Temple-stays in Busan let us non-monks get a peak at life in the temple: 108 bows, waking at 3am, sacred silence, and a quest for happiness.

Our translator described enlightenment as a clear pond. A person can immediately see a drop of red dye in crystal water, she said. However, a drop of red dye in dirty water disappears. Likewise, an unhappy mind cannot quickly identify the root of unhappiness, anger, and greed. However, a happy enlightened mind can swiftly see the cause of negative thoughts and stop them. Our temple stay group was told that Buddhists believe that unhappy thoughts are not real, but shadows that our mind produce, that only we can stop.

Buddhists seek happiness. The head Monk of the Beomeosa Temple said that many people chase rainbows their whole life. They look for money, love, and fame to make them happy. But when they come to the end of their rainbow, the end of their lives, they are not truly happy nor enlightened.He said “I have no hair, no money, no girl friend, but I am happy.

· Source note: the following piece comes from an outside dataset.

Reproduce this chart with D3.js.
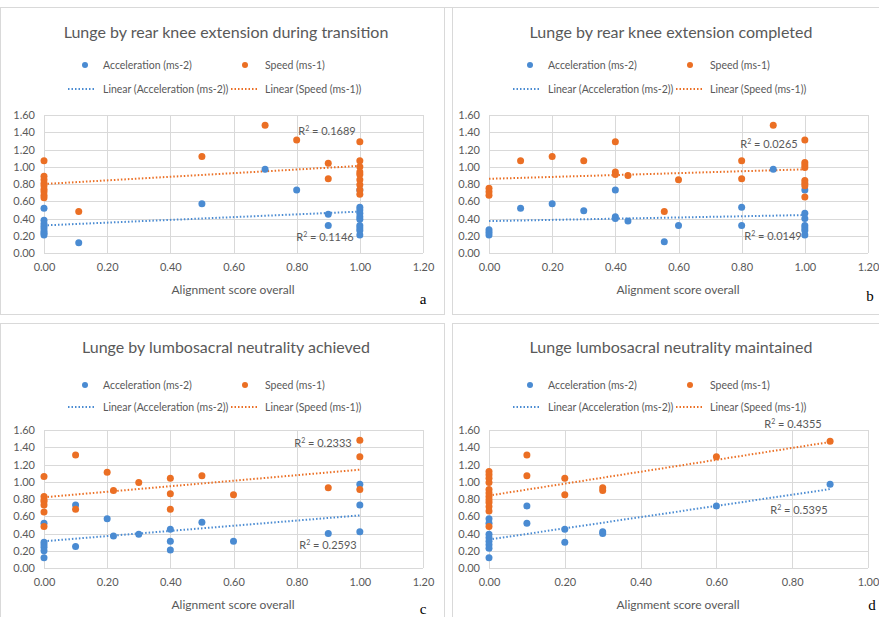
<!DOCTYPE html>
<html>
<head>
<meta charset="utf-8">
<script src="https://cdn.jsdelivr.net/npm/d3@7"></script>
<style>
  body { margin: 0; background: #fff; }
  svg text { font-family: Lato, "Open Sans", sans-serif; }
</style>
</head>
<body>
<svg id="chart" width="879" height="617"></svg>
<script>
// --> chart data

var titles = [
    "Lunge by rear knee extension during transition",
    "Lunge by rear knee extension completed",
    "Lunge by lumbosacral neutrality achieved",
    "Lunge lumbosacral neutrality maintained"
];
var letters = ["a", "b", "c", "d"];
var xMaxes = [1.2, 1.2, 1.2, 1.0];
var xTicks = [[0, 0.2, 0.4, 0.6, 0.8, 1.0, 1.2], [0, 0.2, 0.4, 0.6, 0.8, 1.0, 1.2],
              [0, 0.2, 0.4, 0.6, 0.8, 1.0, 1.2], [0, 0.2, 0.4, 0.6, 0.8, 1.0]];
var yTicks = [0, 0.2, 0.4, 0.6, 0.8, 1.0, 1.2, 1.4, 1.6];

// panel a
var accA = [[0,0.52],[0,0.38],[0,0.34],[0,0.31],[0,0.28],[0,0.25],[0,0.23],[0,0.21],
            [0.11,0.12],[0.5,0.57],[0.7,0.97],[0.8,0.73],[0.9,0.45],[0.9,0.32],
            [1,0.73],[1,0.53],[1,0.50],[1,0.46],[1,0.42],[1,0.39],[1,0.32],[1,0.29],[1,0.26],[1,0.21]];
var spdA = [[0,1.07],[0,0.89],[0,0.85],[0,0.81],[0,0.78],[0,0.74],[0,0.71],[0,0.67],[0,0.64],
            [0.11,0.48],[0.5,1.12],[0.7,1.48],[0.8,1.31],[0.9,1.04],[0.9,0.86],
            [1,1.29],[1,1.07],[1,1.00],[1,0.94],[1,0.91],[1,0.85],[1,0.79],[1,0.73],[1,0.68]];
// panel b
var accB = [[0,0.27],[0,0.24],[0,0.21],[0.1,0.52],[0.2,0.57],[0.3,0.49],[0.4,0.73],[0.4,0.42],[0.4,0.40],
            [0.44,0.37],[0.555,0.13],[0.6,0.32],[0.8,0.53],[0.8,0.32],[0.9,0.97],
            [1,0.73],[1,0.46],[1,0.40],[1,0.32],[1,0.29],[1,0.26],[1,0.21]];
var spdB = [[0,0.75],[0,0.71],[0,0.67],[0.1,1.07],[0.2,1.12],[0.3,1.07],[0.4,1.29],[0.4,0.94],[0.4,0.91],
            [0.44,0.90],[0.555,0.48],[0.6,0.85],[0.8,1.07],[0.8,0.86],[0.9,1.48],
            [1,1.31],[1,1.05],[1,1.02],[1,0.99],[1,0.84],[1,0.81],[1,0.78],[1,0.65]];
// panel c
var accC = [[0,0.52],[0,0.30],[0,0.27],[0,0.24],[0,0.20],[0,0.12],[0.1,0.73],[0.1,0.25],
            [0.2,0.57],[0.22,0.37],[0.3,0.39],[0.4,0.45],[0.4,0.31],[0.4,0.21],[0.5,0.53],
            [0.6,0.31],[0.9,0.40],[1,0.97],[1,0.73],[1,0.42]];
var spdC = [[0,1.06],[0,0.83],[0,0.79],[0,0.77],[0,0.73],[0,0.65],[0,0.48],[0.1,1.31],[0.1,0.68],
            [0.2,1.11],[0.22,0.90],[0.3,0.99],[0.4,1.04],[0.4,0.86],[0.4,0.68],[0.5,1.07],
            [0.6,0.85],[0.9,0.93],[1,1.48],[1,1.29],[1,0.91]];
// panel d
var accD = [[0,0.57],[0,0.52],[0,0.39],[0,0.35],[0,0.31],[0,0.27],[0,0.23],[0,0.12],
            [0.1,0.72],[0.1,0.52],[0.2,0.45],[0.2,0.30],[0.3,0.42],[0.3,0.40],[0.6,0.72],[0.9,0.97]];
var spdD = [[0,1.12],[0,1.08],[0,1.04],[0,0.99],[0,0.91],[0,0.87],[0,0.83],[0,0.79],[0,0.76],
            [0,0.71],[0,0.66],[0,0.48],[0.1,1.31],[0.1,1.07],[0.2,1.04],[0.2,0.85],
            [0.3,0.93],[0.3,0.90],[0.6,1.29],[0.9,1.47]];

// linear trend lines: [x start, x end, intercept, slope]
var trendAcc = [[0, 1, 0.32, 0.16], [0, 1, 0.37, 0.07], [0, 1, 0.31, 0.30], [0, 0.9, 0.33, 0.65]];
var trendSpd = [[0, 1, 0.80, 0.21], [0, 1, 0.86, 0.11], [0, 1, 0.82, 0.32], [0, 0.9, 0.84, 0.69]];
var r2Acc = ["0.1146", "0.0149", "0.2593", "0.5395"];
var r2Spd = ["0.1689", "0.0265", "0.2333", "0.4355"];

var accData = [accA, accB, accC, accD];
var spdData = [spdA, spdB, spdC, spdD];

// --> layout
var blue = "#4a8bd2", orange = "#eb6f24", grey = "#595959";
var offsets = [[0, 0], [445, 0], [0, 315], [445, 315]];
var r2AccPos = [[325, 237], [328, 236], [328, 230], [354, 195]];
var r2SpdPos = [[327, 131], [324, 144], [323, 128], [348, 109]];
var letterPos = [[423, 304], [425, 301], [423, 299], [427, 295]];
var legendY = [[65, 89], [65, 89], [70, 92], [70, 92]];

var svg = d3.select("#chart");

// panel frames
svg.append("line").attr("x1", 0).attr("x2", 879).attr("y1", 7.5).attr("y2", 7.5)
    .attr("stroke", "#d9d9d9");
[[0.5, 7.5, 444, 307], [452.5, 7.5, 430, 307], [0.5, 323.5, 444, 300], [452.5, 323.5, 430, 300]]
    .forEach(function (b) {
        svg.append("rect").attr("x", b[0]).attr("y", b[1]).attr("width", b[2]).attr("height", b[3])
            .attr("fill", "none").attr("stroke", "#d9d9d9");
    });

titles.forEach(function (title, i) {
    var g = svg.append("g").attr("transform", "translate(" + offsets[i][0] + "," + offsets[i][1] + ")");

    var x = d3.scaleLinear().domain([0, xMaxes[i]]).range([44, 423]);
    var y = d3.scaleLinear().domain([0, 1.6]).range([253, 115]);

    // title
    g.append("text").attr("x", 226).attr("y", 38).attr("text-anchor", "middle")
        .attr("font-size", 16).attr("fill", grey).text(title);

    // legend
    var ly = legendY[i];
    g.append("circle").attr("cx", 85).attr("cy", ly[0]).attr("r", 3).attr("fill", blue);
    g.append("text").attr("x", 103).attr("y", ly[0] + 4).attr("font-size", 10.5).attr("fill", grey)
        .text("Acceleration (ms-2)");
    g.append("circle").attr("cx", 245).attr("cy", ly[0]).attr("r", 3).attr("fill", orange);
    g.append("text").attr("x", 265).attr("y", ly[0] + 4).attr("font-size", 10.5).attr("fill", grey)
        .text("Speed (ms-1)");
    g.append("line").attr("x1", 68).attr("x2", 96).attr("y1", ly[1]).attr("y2", ly[1])
        .attr("stroke", blue).attr("stroke-width", 2).attr("stroke-dasharray", "1.5,2");
    g.append("text").attr("x", 103).attr("y", ly[1] + 4).attr("font-size", 10.5).attr("fill", grey)
        .text("Linear (Acceleration (ms-2))");
    g.append("line").attr("x1", 231).attr("x2", 258).attr("y1", ly[1]).attr("y2", ly[1])
        .attr("stroke", orange).attr("stroke-width", 2).attr("stroke-dasharray", "1.5,2");
    g.append("text").attr("x", 265).attr("y", ly[1] + 4).attr("font-size", 10.5).attr("fill", grey)
        .text("Linear (Speed (ms-1))");

    // grid
    g.selectAll(".hgrid").data(yTicks).enter().append("line")
        .attr("x1", x(0)).attr("x2", x(xMaxes[i]))
        .attr("y1", function (d) { return Math.round(y(d)) + 0.5; })
        .attr("y2", function (d) { return Math.round(y(d)) + 0.5; })
        .attr("stroke", "#d9d9d9");
    g.selectAll(".vgrid").data(xTicks[i]).enter().append("line")
        .attr("y1", y(0)).attr("y2", y(1.6))
        .attr("x1", function (d) { return Math.round(x(d)) + 0.5; })
        .attr("x2", function (d) { return Math.round(x(d)) + 0.5; })
        .attr("stroke", "#d9d9d9");

    // axes
    var yAxis = g.append("g").attr("transform", "translate(" + x(0) + ",0)")
        .call(d3.axisLeft(y).tickValues(yTicks).tickFormat(d3.format(".2f")).tickSize(0).tickPadding(9));
    var xAxis = g.append("g").attr("transform", "translate(0," + y(0) + ")")
        .call(d3.axisBottom(x).tickValues(xTicks[i]).tickFormat(d3.format(".2f")).tickSize(0).tickPadding(10));
    [yAxis, xAxis].forEach(function (a) {
        a.select(".domain").remove();
        a.selectAll("text").attr("fill", grey).attr("font-size", 11)
            .style("font-family", "Lato, 'Open Sans', sans-serif");
    });

    g.append("text").attr("x", 233).attr("y", 294).attr("text-anchor", "middle")
        .attr("font-size", 12).attr("fill", grey).text("Alignment score overall");

    // trend lines
    [[trendAcc[i], blue], [trendSpd[i], orange]].forEach(function (t) {
        var p = t[0];
        g.append("line")
            .attr("x1", x(p[0])).attr("y1", y(p[2] + p[3] * p[0]))
            .attr("x2", x(p[1])).attr("y2", y(p[2] + p[3] * p[1]))
            .attr("stroke", t[1]).attr("stroke-width", 2).attr("stroke-dasharray", "1.5,2");
    });

    // points
    g.selectAll(".acc").data(accData[i]).enter().append("circle")
        .attr("cx", function (d) { return x(d[0]); })
        .attr("cy", function (d) { return y(d[1]); })
        .attr("r", 3.5).attr("fill", blue);
    g.selectAll(".spd").data(spdData[i]).enter().append("circle")
        .attr("cx", function (d) { return x(d[0]); })
        .attr("cy", function (d) { return y(d[1]); })
        .attr("r", 3.5).attr("fill", orange);

    // R squared labels
    [[r2Spd[i], r2SpdPos[i]], [r2Acc[i], r2AccPos[i]]].forEach(function (r) {
        var t = g.append("text").attr("x", r[1][0]).attr("y", r[1][1] + 4)
            .attr("text-anchor", "middle").attr("font-size", 11).attr("fill", grey);
        t.append("tspan").text("R");
        t.append("tspan").attr("dy", -4).attr("font-size", 7).text("2");
        t.append("tspan").attr("dy", 4).text(" = " + r[0]);
    });

    // panel letter
    g.append("text").attr("x", letterPos[i][0]).attr("y", letterPos[i][1])
        .attr("text-anchor", "middle").attr("font-size", 15)
        .style("font-family", "'Liberation Serif', serif").attr("fill", "#000").text(letters[i]);
});
</script>
</body>
</html>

Happiness does not come from eating a lot, sleeping a lot, speaking loudly and often, or finding true love. Happiness must be found within our self.” ( All monks that spoke to us had great senses of humor. They giggled and made comments about their shiny bald heads. Perhaps this comes with enlightenment?). He said taking little and contentment with this lifestyle equals true happiness.

But he did not condemn marriage, just said do not depend on another, on love, for it; for happiness, a person must create on their own. If we rely on the person we love for our happiness they will always fall short. This will create resentment.

So make yourself happy then if you want, find a person to share this with. So wise, wise one.

Ten paintings on the backside of the meditation building depicted a boy and an ox. The boy finds the ox, befriends it, and over time the ox turns from brown to white, the boy rides the ox, and eventually the ox walks away. Metaphorically this represents enlightenment. It takes time and in the end one must ignore it, because to be bragging or always aware of a higher state does not represent true enlightenment at all.

The ox not only appears in Buddhist art but also myth. In the middle of Beomeosa Temple court-yard, inside a pagoda sits a massive drum made of cow hide. Interesting since Buddhist are vegetarians. However, legend has it that one monk many years ago predicted he would come back on a certain day at a certain hour. He told the monks to eat him and enjoy the meat. Once eaten he would help the monk reach enlightenment.

The Monks beat the drum like a stomp performance on Broadway stage, even at 3am when this bleary eyed foreigner had trouble focusing her drifting contacts and still ached from the 108 full bows (on my knees, nose to the ground) the night before.

Three hours later at 6am we ate breakfast. Eating in the temple is a ritual. Each person has four bowls that must be arranged a certain way, unwrapped from its swaddling cloth a certain way, then cleaned a certain way. We ate in silence. The monk who ate with us finished much quicker than us, and sat quietly meditating. When done each person must scrub their dish with their yellow radish, drink the dirty water when done, and finally eat the radish. Waste not.

To reach Beomeosa, from Ulsan University take the 1127 city bus to Nopodong. Get off the bus and go one stop on the subway to Beomeosa station. Take bus 90 to the temple. Reserve a spot prior to temple stay.